Atas dasar itulah maka barang siapa yang berkata: “Saya akan membuat takdir saya sendiri” dan ingin tidak tunduk pada takdir Allah, atau memungkinkannya untuk merubah apa yang ditakdirkan, atau keluar darinya, atau dia ingin tidak beriman kepada takdir, maka tidak diragukan bahwa hal ini kesalahan dan kesesatan yang nyata. Karena dia mendustakan salah satu rukun iman yang agung ini. Adapun jika yang dimaksud adalah bahwa dia mempunyai kehendak dan pilihan, dan dia melakukan apa yang dia inginkan, dan merasa tidak ada paksaan untuk aktifitas apa saja, atau tidak bertawakkal, dan bertumpu pada perkara yang sudah tertulis dimana baginya belum diketahui, bahkan dia berbuat, bersungguh-sungguh sesuai dengan kemampuannya, maka inilah yang benar. Sebagaimana firman Allah Ta’ala:
وَقُلِ الْحَقُّ مِنْ رَبِّكُمْ فَمَنْ شَاءَ فَلْيُؤْمِنْ وَمَنْ شَاءَ فَلْيَكْفُرْ
(سورة الكهف: 29)
“Katakanlah (Nabi Muhammad), “Kebenaran itu datangnya dari Tuhanmu. Maka, siapa yang menghendaki (beriman), hendaklah dia beriman dan siapa yang menghendaki (kufur), biarlah dia kufur.” (QS. Al Kahfi: 29)
Dan Dia berfirman:
وَهَدَيْنَاهُ النَّجْدَيْنِ
(سورة البلد: 10)
“serta Kami juga telah menunjukkan kepadanya dua jalan (kebajikan dan kejahatan)?”. (QS. Al Balad: 10)

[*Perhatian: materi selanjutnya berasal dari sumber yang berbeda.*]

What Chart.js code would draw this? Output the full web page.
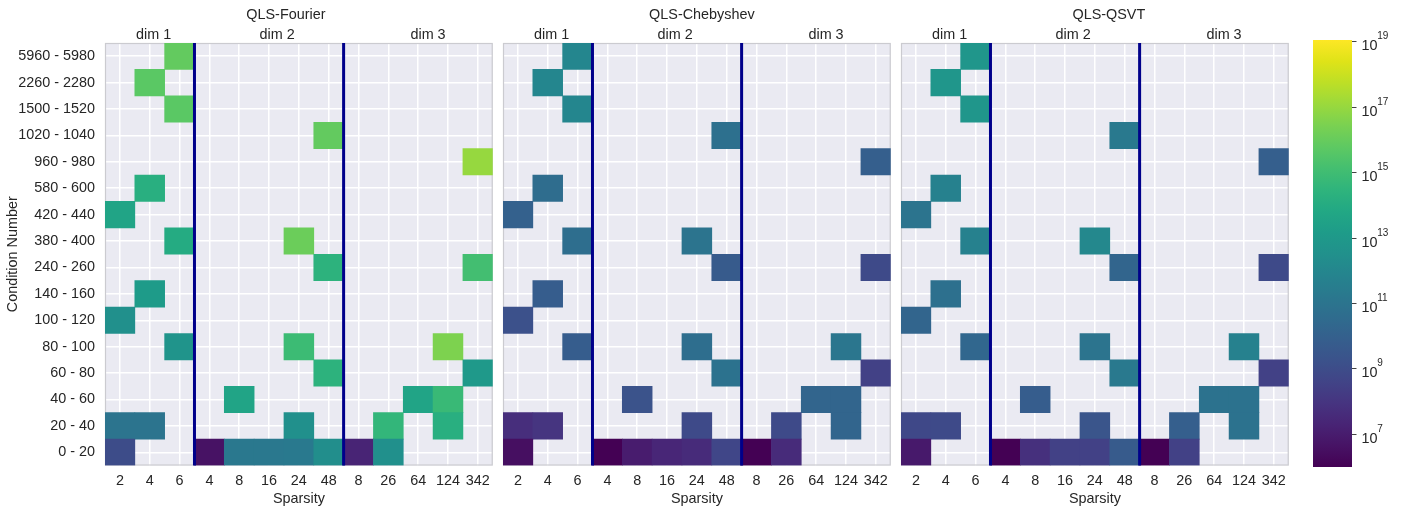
<!DOCTYPE html>
<html><head><meta charset="utf-8">
<script src="https://cdn.jsdelivr.net/npm/chart.js@4.4.1/dist/chart.umd.min.js"></script>
<style>
html,body{margin:0;padding:0;background:#fff;width:1404px;height:508px;overflow:hidden}
canvas{position:absolute;top:0}
</style></head><body>
<canvas id="p1" width="497" height="508" style="left:0px"></canvas>
<canvas id="p2" width="397" height="508" style="left:498px"></canvas>
<canvas id="p3" width="397" height="508" style="left:896px"></canvas>
<canvas id="cb" width="104" height="508" style="left:1300px"></canvas>
<script>
// ---------------- data ----------------
const rowLabels = ['0 - 20','20 - 40','40 - 60','60 - 80','80 - 100','100 - 120','140 - 160','240 - 260',
  '380 - 400','420 - 440','580 - 600','960 - 980','1020 - 1040','1500 - 1520','2260 - 2280','5960 - 5980'];
const colLabels = ['2','4','6','4','8','16','24','48','8','26','64','124','342'];
const dimLabels = ['dim 1','dim 2','dim 3'];
const dimLabelCenters = [1.13, 5.27, 10.33];
const dimBoundaries = [2.5, 7.5];
const panelTitles = ['QLS-Fourier','QLS-Chebyshev','QLS-QSVT'];
const cbarExponents = [7, 9, 11, 13, 15, 17, 19];
const LOG_MIN = 6, LOG_MAX = 19.06;
const _ = null;
// values are log10 of the plotted quantity; rows bottom (0 - 20) to top (5960 - 5980)
const fourierLog10 = [
  [ 9.0, _, _, 6.6,11.2,11.2,11.3,12.4, 7.3,12.5, _, _, _],
  [11.0,11.0, _, _, _, _,12.5, _, _,14.6, _,14.2, _],
  [ _, _, _, _,13.6, _, _, _, _, _,13.6,14.8, _],
  [ _, _, _, _, _, _, _,14.4, _, _, _, _,13.0],
  [ _, _,12.7, _, _, _,14.9, _, _, _, _,16.5, _],
  [12.5, _, _, _, _, _, _, _, _, _, _, _, _],
  [ _,13.1, _, _, _, _, _, _, _, _, _, _, _],
  [ _, _, _, _, _, _, _,14.4, _, _, _, _,15.1],
  [ _, _,14.0, _, _, _,16.1, _, _, _, _, _, _],
  [13.6, _, _, _, _, _, _, _, _, _, _, _, _],
  [ _,14.2, _, _, _, _, _, _, _, _, _, _, _],
  [ _, _, _, _, _, _, _, _, _, _, _, _,17.0],
  [ _, _, _, _, _, _, _,15.9, _, _, _, _, _],
  [ _, _,15.7, _, _, _, _, _, _, _, _, _, _],
  [ _,15.7, _, _, _, _, _, _, _, _, _, _, _],
  [ _, _,15.9, _, _, _, _, _, _, _, _, _, _]
];
const chebyshevLog10 = [
  [ 6.5, _, _, 6.0, 7.0, 7.4, 7.6, 8.7, 6.0, 7.6, _, _, _],
  [ 7.7, 8.0, _, _, _, _, 8.9, _, _, 8.9, _,10.2, _],
  [ _, _, _, _, 9.3, _, _, _, _, _,10.2,10.2, _],
  [ _, _, _, _, _, _, _,10.9, _, _, _, _, 8.5],
  [ _, _, 9.8, _, _, _,10.7, _, _, _, _,11.1, _],
  [ 9.2, _, _, _, _, _, _, _, _, _, _, _, _],
  [ _, 9.8, _, _, _, _, _, _, _, _, _, _, _],
  [ _, _, _, _, _, _, _, 9.7, _, _, _, _, 8.9],
  [ _, _,10.7, _, _, _,11.0, _, _, _, _, _, _],
  [10.0, _, _, _, _, _, _, _, _, _, _, _, _],
  [ _,10.6, _, _, _, _, _, _, _, _, _, _, _],
  [ _, _, _, _, _, _, _, _, _, _, _, _, 9.9],
  [ _, _, _, _, _, _, _,10.8, _, _, _, _, _],
  [ _, _,12.0, _, _, _, _, _, _, _, _, _, _],
  [ _,12.0, _, _, _, _, _, _, _, _, _, _, _],
  [ _, _,12.0, _, _, _, _, _, _, _, _, _, _]
];
const qsvtLog10 = [
  [ 6.9, _, _, 6.0, 7.8, 8.5, 8.5, 9.7, 6.0, 8.5, _, _, _],
  [ 8.8, 8.9, _, _, _, _, 9.4, _, _, 9.9, _,10.9, _],
  [ _, _, _, _, 9.8, _, _, _, _, _,10.9,10.9, _],
  [ _, _, _, _, _, _, _,11.3, _, _, _, _, 8.5],
  [ _, _,10.3, _, _, _,11.0, _, _, _, _,11.7, _],
  [10.2, _, _, _, _, _, _, _, _, _, _, _, _],
  [ _,10.8, _, _, _, _, _, _, _, _, _, _, _],
  [ _, _, _, _, _, _, _,10.2, _, _, _, _, 8.9],
  [ _, _,11.7, _, _, _,12.1, _, _, _, _, _, _],
  [11.0, _, _, _, _, _, _, _, _, _, _, _, _],
  [ _,11.7, _, _, _, _, _, _, _, _, _, _, _],
  [ _, _, _, _, _, _, _, _, _, _, _, _, 9.9],
  [ _, _, _, _, _, _, _,11.3, _, _, _, _, _],
  [ _, _,12.8, _, _, _, _, _, _, _, _, _, _],
  [ _,12.8, _, _, _, _, _, _, _, _, _, _, _],
  [ _, _,12.8, _, _, _, _, _, _, _, _, _, _]
];
const panelData = [fourierLog10, chebyshevLog10, qsvtLog10];
const titleOffsets = [-13, 5, 14];

// ---------------- style ----------------
const FONT = '"Liberation Sans", Arial, sans-serif';
const FS = 14.4;
const TEXT = '#262626';
const BG = '#EAEAF2';
const VIRIDIS = ['#440154','#471365','#482475','#463480','#414487','#3b528b','#355f8d','#2f6c8e','#2a788e',
  '#25848e','#21918c','#1e9c89','#22a884','#2fb47c','#44bf70','#5ec962','#7ad151','#9bd93c','#bddf26','#dfe318','#fde725'];
function hex2rgb(h){return [parseInt(h.slice(1,3),16),parseInt(h.slice(3,5),16),parseInt(h.slice(5,7),16)];}
const VRGB = VIRIDIS.map(hex2rgb);
function viridis(t){
  t = Math.max(0, Math.min(1, t));
  const x = t*(VRGB.length-1); const i = Math.min(Math.floor(x), VRGB.length-2); const f = x-i;
  const a = VRGB[i], b = VRGB[i+1];
  return 'rgb(' + [0,1,2].map(k => Math.round(a[k]+(b[k]-a[k])*f)).join(',') + ')';
}
function norm(v){ return (v-LOG_MIN)/(LOG_MAX-LOG_MIN); }

function rowDatasets(matrix){
  return rowLabels.map((lab, r) => ({
    label: lab, xAxisID:'x', yAxisID:'y', grouped:false,
    categoryPercentage:1, barPercentage:1, borderWidth:0, borderSkipped:false,
    data: matrix[r].map(v => v === null ? null : [r, r+1]),
    backgroundColor: matrix[r].map(v => v === null ? 'rgba(0,0,0,0)' : viridis(norm(v)))
  }));
}

function panelPlugin(idx){
  return {
    id:'deco'+idx,
    beforeDraw(chart){
      const a = chart.chartArea, c = chart.ctx;
      c.save(); c.fillStyle = BG; c.fillRect(a.left, a.top, a.right-a.left, a.bottom-a.top); c.restore();
    },
    beforeDatasetsDraw(chart){
      const a = chart.chartArea, c = chart.ctx;
      c.save(); c.strokeStyle = '#cbcbd0'; c.lineWidth = 1.2;
      c.strokeRect(a.left+0.5, a.top+0.5, a.right-a.left-1, a.bottom-a.top-1); c.restore();
    },
    afterDatasetsDraw(chart){
      const a = chart.chartArea, c = chart.ctx, sx = chart.scales.x;
      c.save(); c.strokeStyle = '#00008b'; c.lineWidth = 3;
      dimBoundaries.forEach(b => { const x = sx.getPixelForValue(b);
        c.beginPath(); c.moveTo(x, a.top); c.lineTo(x, a.bottom); c.stroke(); });
      c.restore();
    },
    afterDraw(chart){
      const a = chart.chartArea, c = chart.ctx;
      c.save(); c.fillStyle = TEXT; c.font = FS + 'px ' + FONT; c.textAlign = 'center'; c.textBaseline = 'middle';
      c.fillText(panelTitles[idx], (a.left+a.right)/2 + titleOffsets[idx], 15.5); c.restore();
    }
  };
}

function makePanel(id, idx, showY, yWidth){
  new Chart(document.getElementById(id), {
    type:'bar',
    data:{ labels: colLabels, datasets: rowDatasets(panelData[idx]) },
    options:{
      responsive:false, animation:false, events:[],
      layout:{padding:{left:0, right:4, top:0, bottom:0}},
      plugins:{legend:{display:false}, tooltip:{enabled:false}},
      scales:{
        x:{type:'category', position:'bottom', offset:true,
          grid:{display:true, offset:false, color:'#ffffff', lineWidth:1.5, drawTicks:false},
          border:{display:false},
          ticks:{color:TEXT, font:{family:FONT, size:FS}, padding:7, autoSkip:false, maxRotation:0},
          title:{display:true, text:'Sparsity', color:TEXT, font:{family:FONT, size:FS}, padding:{top:0, bottom:0}},
          afterFit:(s)=>{ s.height = 42.5; }},
        x2:{type:'linear', position:'top', min:-0.5, max:12.5, offset:false, beginAtZero:false,
          grid:{display:false, offset:false, drawTicks:false, tickLength:0}, border:{display:false},
          afterBuildTicks:(s)=>{ s.ticks = dimLabelCenters.map(v => ({value:v})); },
          ticks:{color:TEXT, font:{family:FONT, size:FS}, padding:-1, autoSkip:false, maxRotation:0,
            callback:(v, i)=>dimLabels[i]},
          afterFit:(s)=>{ s.height = 43; }},
        y:{type:'linear', position:'left', min:0, max:16,
          afterBuildTicks:(s)=>{ s.ticks = rowLabels.map((l, k) => ({value:k+0.5})); },
          grid:{color:'#ffffff', lineWidth:1.5, drawTicks:false}, border:{display:false},
          ticks:{display:showY, color:TEXT, font:{family:FONT, size:FS}, padding:10, autoSkip:false,
            callback:(v, i)=>rowLabels[i]},
          title:{display:showY, text:'Condition Number', color:TEXT, font:{family:FONT, size:FS}, padding:{top:4, bottom:0}},
          afterFit:(s)=>{ s.width = yWidth; }}
      }
    },
    plugins:[panelPlugin(idx)]
  });
}
makePanel('p1', 0, true, 105);
makePanel('p2', 1, false, 5);
makePanel('p3', 2, false, 5);

// ---------------- colorbar ----------------
const cbarPlugin = {
  id:'cbar',
  beforeDatasetsDraw(chart){
    const s = chart.scales.y, a = chart.chartArea, c = chart.ctx;
    const yTop = s.getPixelForValue(Math.pow(10, LOG_MAX)), yBot = s.getPixelForValue(Math.pow(10, LOG_MIN));
    const g = c.createLinearGradient(0, yBot, 0, yTop);
    VIRIDIS.forEach((col, i) => g.addColorStop(i/(VIRIDIS.length-1), col));
    c.save(); c.fillStyle = g; c.fillRect(a.left, yTop, a.right-a.left, yBot-yTop); c.restore();
  },
  afterDraw(chart){
    const s = chart.scales.y, c = chart.ctx;
    c.save(); c.fillStyle = TEXT; c.textAlign = 'left'; c.textBaseline = 'alphabetic';
    cbarExponents.forEach(e => {
      const y = s.getPixelForValue(Math.pow(10, e));
      c.font = FS + 'px ' + FONT; c.fillText('10', s.left + 9.5, y + 8.5);
      c.font = '10px ' + FONT; c.fillText(String(e), s.left + 25.3, y - 2.5);
    });
    c.restore();
  }
};
new Chart(document.getElementById('cb'), {
  type:'bar', data:{labels:[], datasets:[]},
  options:{
    responsive:false, animation:false, events:[],
    layout:{padding:{left:13, right:0, top:40, bottom:41}},
    plugins:{legend:{display:false}, tooltip:{enabled:false}},
    scales:{
      x:{display:false},
      y:{type:'logarithmic', position:'right', min:Math.pow(10, LOG_MIN), max:Math.pow(10, LOG_MAX),
        afterBuildTicks:(s)=>{ s.ticks = cbarExponents.map(e => ({value:Math.pow(10, e)})); },
        grid:{display:true, drawOnChartArea:false, drawTicks:true, tickLength:4.5, color:'#444444', lineWidth:1},
        border:{display:false},
        ticks:{display:false},
        afterFit:(s)=>{ s.width = 52; }}
    }
  },
  plugins:[cbarPlugin]
});
</script>
</body></html>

Maksudnya adalah kami telah menjelaskan kepadanya jalan kebaikan dan keburukan. Namun yang mengatakan hal itu telah melakukan kesalahan dalam mengungkapkannya, dan dia berbicara tentang sesuatu yang dapat mendatangkan tuduhan bahwa dia tidak beriman kepada takdir. Sebaiknya berhati-hati dalam masalah ini dan menyampaikan kebenaran dengan redaksi yang aman dengan jelas bahwa dia beriman kepada takdir.